▶ **Problem**:
For the entries below, copy exactly the line that contains "Write a web" through the line that contains "g.stroke();", both ends included, and exclude all pictures.
--- BEGIN ---
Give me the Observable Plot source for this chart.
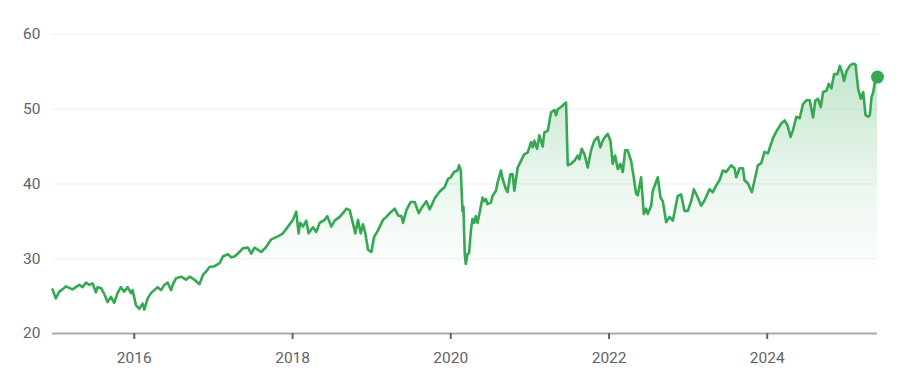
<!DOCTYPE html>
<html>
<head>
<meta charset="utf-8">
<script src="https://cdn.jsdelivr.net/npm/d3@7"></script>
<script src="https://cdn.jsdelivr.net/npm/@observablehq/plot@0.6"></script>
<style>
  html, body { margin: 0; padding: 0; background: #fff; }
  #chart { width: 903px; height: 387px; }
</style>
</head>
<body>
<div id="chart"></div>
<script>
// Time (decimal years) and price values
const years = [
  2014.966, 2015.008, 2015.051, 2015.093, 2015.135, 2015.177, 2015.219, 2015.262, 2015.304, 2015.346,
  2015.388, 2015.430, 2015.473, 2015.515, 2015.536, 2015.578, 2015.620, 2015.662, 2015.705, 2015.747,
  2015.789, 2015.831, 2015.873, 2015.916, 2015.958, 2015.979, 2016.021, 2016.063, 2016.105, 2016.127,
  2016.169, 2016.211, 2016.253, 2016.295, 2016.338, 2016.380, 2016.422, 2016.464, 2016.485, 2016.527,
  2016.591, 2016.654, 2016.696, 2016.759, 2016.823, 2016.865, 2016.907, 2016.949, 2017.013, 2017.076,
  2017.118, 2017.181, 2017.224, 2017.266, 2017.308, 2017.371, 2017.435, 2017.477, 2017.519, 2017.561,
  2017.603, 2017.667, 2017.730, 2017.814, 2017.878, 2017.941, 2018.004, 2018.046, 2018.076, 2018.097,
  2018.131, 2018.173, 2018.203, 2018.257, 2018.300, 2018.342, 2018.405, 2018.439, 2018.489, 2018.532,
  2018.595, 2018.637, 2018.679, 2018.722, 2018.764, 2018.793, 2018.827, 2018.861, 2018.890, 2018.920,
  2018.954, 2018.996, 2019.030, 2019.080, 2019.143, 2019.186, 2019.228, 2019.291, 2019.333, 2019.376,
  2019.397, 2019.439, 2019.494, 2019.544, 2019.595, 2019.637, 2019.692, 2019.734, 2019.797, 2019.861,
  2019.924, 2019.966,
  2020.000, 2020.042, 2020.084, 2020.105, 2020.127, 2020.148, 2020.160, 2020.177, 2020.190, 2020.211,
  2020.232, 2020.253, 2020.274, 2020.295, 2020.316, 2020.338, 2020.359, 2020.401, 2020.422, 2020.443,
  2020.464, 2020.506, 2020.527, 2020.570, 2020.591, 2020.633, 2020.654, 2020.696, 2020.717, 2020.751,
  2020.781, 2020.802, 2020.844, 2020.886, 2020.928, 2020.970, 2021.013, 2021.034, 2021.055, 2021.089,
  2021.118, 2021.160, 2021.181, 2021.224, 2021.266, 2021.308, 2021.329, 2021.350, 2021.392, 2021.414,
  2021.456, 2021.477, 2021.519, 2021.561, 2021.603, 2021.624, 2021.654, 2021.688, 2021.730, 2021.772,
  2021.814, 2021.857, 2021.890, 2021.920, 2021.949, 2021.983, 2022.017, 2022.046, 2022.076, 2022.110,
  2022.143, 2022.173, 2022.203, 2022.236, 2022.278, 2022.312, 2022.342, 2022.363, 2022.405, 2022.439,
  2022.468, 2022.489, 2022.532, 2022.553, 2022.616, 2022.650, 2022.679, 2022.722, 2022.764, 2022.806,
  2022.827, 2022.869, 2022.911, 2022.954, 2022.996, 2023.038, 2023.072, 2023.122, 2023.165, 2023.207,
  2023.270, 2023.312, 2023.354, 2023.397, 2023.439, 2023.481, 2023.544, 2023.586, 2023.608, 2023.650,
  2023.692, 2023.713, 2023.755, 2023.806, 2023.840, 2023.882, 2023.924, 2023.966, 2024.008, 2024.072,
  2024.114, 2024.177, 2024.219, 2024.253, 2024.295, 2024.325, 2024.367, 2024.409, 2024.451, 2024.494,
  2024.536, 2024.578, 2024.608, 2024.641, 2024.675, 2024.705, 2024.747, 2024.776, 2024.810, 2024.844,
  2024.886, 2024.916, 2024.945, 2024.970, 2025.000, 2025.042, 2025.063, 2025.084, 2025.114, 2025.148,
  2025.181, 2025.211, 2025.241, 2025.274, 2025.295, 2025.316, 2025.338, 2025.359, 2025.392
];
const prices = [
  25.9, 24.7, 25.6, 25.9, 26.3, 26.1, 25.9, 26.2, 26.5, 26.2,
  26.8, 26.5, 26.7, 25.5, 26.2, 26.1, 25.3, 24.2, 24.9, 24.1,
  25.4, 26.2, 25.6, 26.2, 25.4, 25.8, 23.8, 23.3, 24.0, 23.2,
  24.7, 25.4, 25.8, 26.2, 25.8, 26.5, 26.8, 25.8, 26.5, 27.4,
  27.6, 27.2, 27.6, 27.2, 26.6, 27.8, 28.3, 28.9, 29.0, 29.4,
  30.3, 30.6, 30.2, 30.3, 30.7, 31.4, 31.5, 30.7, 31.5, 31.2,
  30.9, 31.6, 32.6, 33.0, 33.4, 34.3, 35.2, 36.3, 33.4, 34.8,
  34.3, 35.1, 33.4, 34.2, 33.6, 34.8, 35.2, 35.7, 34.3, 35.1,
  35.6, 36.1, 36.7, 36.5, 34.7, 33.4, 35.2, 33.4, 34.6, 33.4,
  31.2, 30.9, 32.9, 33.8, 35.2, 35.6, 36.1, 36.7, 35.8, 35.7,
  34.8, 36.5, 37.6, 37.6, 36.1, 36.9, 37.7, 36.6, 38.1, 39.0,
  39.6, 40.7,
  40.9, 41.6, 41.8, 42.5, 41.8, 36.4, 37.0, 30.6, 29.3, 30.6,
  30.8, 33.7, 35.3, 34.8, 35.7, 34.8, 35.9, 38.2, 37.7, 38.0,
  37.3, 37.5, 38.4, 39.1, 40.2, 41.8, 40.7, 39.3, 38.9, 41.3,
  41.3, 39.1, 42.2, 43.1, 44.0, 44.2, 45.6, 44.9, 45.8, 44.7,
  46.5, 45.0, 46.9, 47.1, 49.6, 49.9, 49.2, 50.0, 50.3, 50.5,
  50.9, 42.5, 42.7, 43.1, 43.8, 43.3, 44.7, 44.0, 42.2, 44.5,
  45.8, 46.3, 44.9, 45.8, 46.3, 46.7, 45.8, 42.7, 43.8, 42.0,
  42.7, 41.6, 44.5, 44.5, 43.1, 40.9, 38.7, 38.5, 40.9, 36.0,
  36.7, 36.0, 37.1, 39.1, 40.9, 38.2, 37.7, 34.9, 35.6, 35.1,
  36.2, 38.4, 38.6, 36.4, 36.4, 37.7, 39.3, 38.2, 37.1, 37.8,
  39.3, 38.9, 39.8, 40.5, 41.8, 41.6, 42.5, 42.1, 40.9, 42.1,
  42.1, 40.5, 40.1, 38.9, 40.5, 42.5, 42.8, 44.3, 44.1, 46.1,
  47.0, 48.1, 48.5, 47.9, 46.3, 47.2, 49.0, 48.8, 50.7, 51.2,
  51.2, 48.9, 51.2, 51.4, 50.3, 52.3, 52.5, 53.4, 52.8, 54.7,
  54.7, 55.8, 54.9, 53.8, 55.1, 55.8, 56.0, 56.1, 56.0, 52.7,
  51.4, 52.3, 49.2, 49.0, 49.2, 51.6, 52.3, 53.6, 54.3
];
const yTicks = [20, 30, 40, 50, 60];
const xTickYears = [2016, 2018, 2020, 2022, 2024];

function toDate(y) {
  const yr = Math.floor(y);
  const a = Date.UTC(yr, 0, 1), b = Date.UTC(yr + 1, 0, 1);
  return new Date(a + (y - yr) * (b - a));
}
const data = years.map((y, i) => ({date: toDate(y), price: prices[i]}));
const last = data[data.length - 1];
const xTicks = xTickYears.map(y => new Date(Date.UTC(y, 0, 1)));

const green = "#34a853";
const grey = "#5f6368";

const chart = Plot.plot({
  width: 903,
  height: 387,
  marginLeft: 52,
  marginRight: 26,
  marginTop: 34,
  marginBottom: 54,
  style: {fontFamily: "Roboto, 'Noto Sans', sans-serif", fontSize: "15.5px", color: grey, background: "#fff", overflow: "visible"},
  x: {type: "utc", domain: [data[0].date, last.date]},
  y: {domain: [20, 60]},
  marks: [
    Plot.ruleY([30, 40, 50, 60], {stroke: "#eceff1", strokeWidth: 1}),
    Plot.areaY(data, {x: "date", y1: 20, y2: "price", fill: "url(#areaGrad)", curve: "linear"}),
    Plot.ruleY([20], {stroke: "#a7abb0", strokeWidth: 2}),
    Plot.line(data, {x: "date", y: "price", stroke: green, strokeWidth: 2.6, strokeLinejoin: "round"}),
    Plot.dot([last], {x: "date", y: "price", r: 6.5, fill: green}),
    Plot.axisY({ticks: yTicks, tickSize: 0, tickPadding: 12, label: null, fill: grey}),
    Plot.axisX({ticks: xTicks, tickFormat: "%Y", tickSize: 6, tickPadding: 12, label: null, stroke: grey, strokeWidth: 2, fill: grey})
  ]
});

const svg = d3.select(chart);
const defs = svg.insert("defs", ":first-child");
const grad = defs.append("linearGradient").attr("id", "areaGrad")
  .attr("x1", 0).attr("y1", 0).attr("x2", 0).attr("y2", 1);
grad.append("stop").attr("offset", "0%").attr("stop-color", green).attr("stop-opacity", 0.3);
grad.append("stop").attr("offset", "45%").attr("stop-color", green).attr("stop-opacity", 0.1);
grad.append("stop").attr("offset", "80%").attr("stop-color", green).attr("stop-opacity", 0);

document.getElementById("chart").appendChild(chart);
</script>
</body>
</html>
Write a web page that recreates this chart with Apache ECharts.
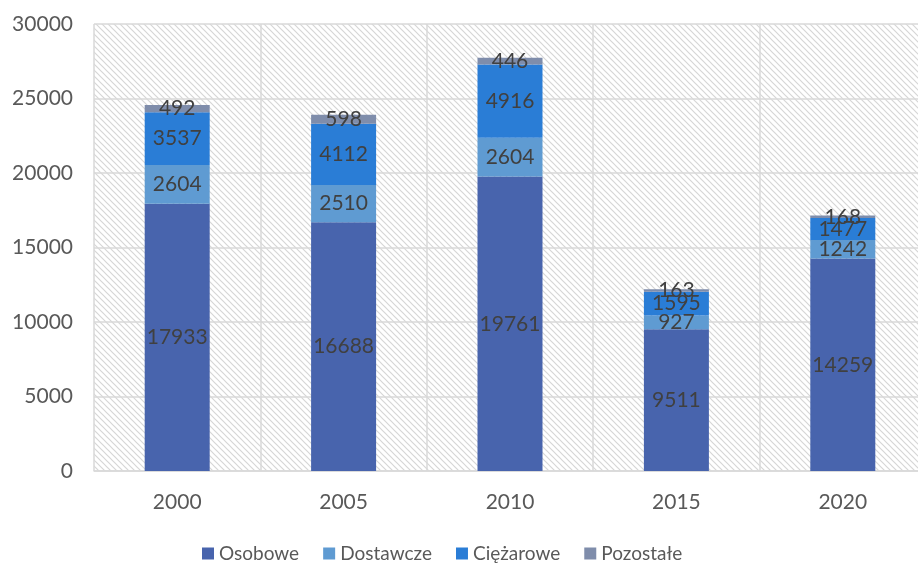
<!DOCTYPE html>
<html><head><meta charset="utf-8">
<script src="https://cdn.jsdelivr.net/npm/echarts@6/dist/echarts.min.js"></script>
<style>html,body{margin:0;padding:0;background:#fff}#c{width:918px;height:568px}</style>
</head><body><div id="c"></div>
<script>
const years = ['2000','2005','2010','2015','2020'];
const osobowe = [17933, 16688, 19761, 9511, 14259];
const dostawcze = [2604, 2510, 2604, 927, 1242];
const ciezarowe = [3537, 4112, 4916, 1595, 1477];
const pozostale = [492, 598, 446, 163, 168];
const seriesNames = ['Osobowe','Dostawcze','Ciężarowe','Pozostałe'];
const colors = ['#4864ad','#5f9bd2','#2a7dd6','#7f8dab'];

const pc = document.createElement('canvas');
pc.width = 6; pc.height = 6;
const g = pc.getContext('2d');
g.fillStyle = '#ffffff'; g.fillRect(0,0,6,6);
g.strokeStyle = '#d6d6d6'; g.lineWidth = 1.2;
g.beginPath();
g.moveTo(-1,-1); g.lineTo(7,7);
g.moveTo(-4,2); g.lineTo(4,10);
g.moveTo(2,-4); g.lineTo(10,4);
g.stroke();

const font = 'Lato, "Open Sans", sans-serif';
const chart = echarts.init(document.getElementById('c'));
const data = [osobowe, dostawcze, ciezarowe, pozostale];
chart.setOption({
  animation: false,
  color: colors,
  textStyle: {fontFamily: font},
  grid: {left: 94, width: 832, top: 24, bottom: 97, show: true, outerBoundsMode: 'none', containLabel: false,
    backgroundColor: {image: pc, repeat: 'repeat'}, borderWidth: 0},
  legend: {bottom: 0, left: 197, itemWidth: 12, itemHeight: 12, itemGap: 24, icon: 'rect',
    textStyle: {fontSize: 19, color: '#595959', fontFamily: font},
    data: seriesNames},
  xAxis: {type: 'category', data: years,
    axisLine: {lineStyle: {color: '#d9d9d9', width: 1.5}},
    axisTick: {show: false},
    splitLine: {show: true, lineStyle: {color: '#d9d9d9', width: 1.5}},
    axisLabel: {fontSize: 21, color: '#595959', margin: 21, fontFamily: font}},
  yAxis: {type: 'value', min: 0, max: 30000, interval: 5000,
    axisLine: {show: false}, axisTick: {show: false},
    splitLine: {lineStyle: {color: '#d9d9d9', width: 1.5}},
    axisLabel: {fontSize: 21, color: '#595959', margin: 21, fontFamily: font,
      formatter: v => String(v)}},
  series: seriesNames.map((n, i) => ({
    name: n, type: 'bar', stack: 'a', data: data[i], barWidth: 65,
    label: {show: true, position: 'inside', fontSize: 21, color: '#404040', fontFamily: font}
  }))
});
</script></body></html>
--- END ---
▶ **Final result**:
Write a web page that recreates this chart with Apache ECharts.
<!DOCTYPE html>
<html><head><meta charset="utf-8">
<script src="https://cdn.jsdelivr.net/npm/echarts@6/dist/echarts.min.js"></script>
<style>html,body{margin:0;padding:0;background:#fff}#c{width:918px;height:568px}</style>
</head><body><div id="c"></div>
<script>
const years = ['2000','2005','2010','2015','2020'];
const osobowe = [17933, 16688, 19761, 9511, 14259];
const dostawcze = [2604, 2510, 2604, 927, 1242];
const ciezarowe = [3537, 4112, 4916, 1595, 1477];
const pozostale = [492, 598, 446, 163, 168];
const seriesNames = ['Osobowe','Dostawcze','Ciężarowe','Pozostałe'];
const colors = ['#4864ad','#5f9bd2','#2a7dd6','#7f8dab'];

const pc = document.createElement('canvas');
pc.width = 6; pc.height = 6;
const g = pc.getContext('2d');
g.fillStyle = '#ffffff'; g.fillRect(0,0,6,6);
g.strokeStyle = '#d6d6d6'; g.lineWidth = 1.2;
g.beginPath();
g.moveTo(-1,-1); g.lineTo(7,7);
g.moveTo(-4,2); g.lineTo(4,10);
g.moveTo(2,-4); g.lineTo(10,4);
g.stroke();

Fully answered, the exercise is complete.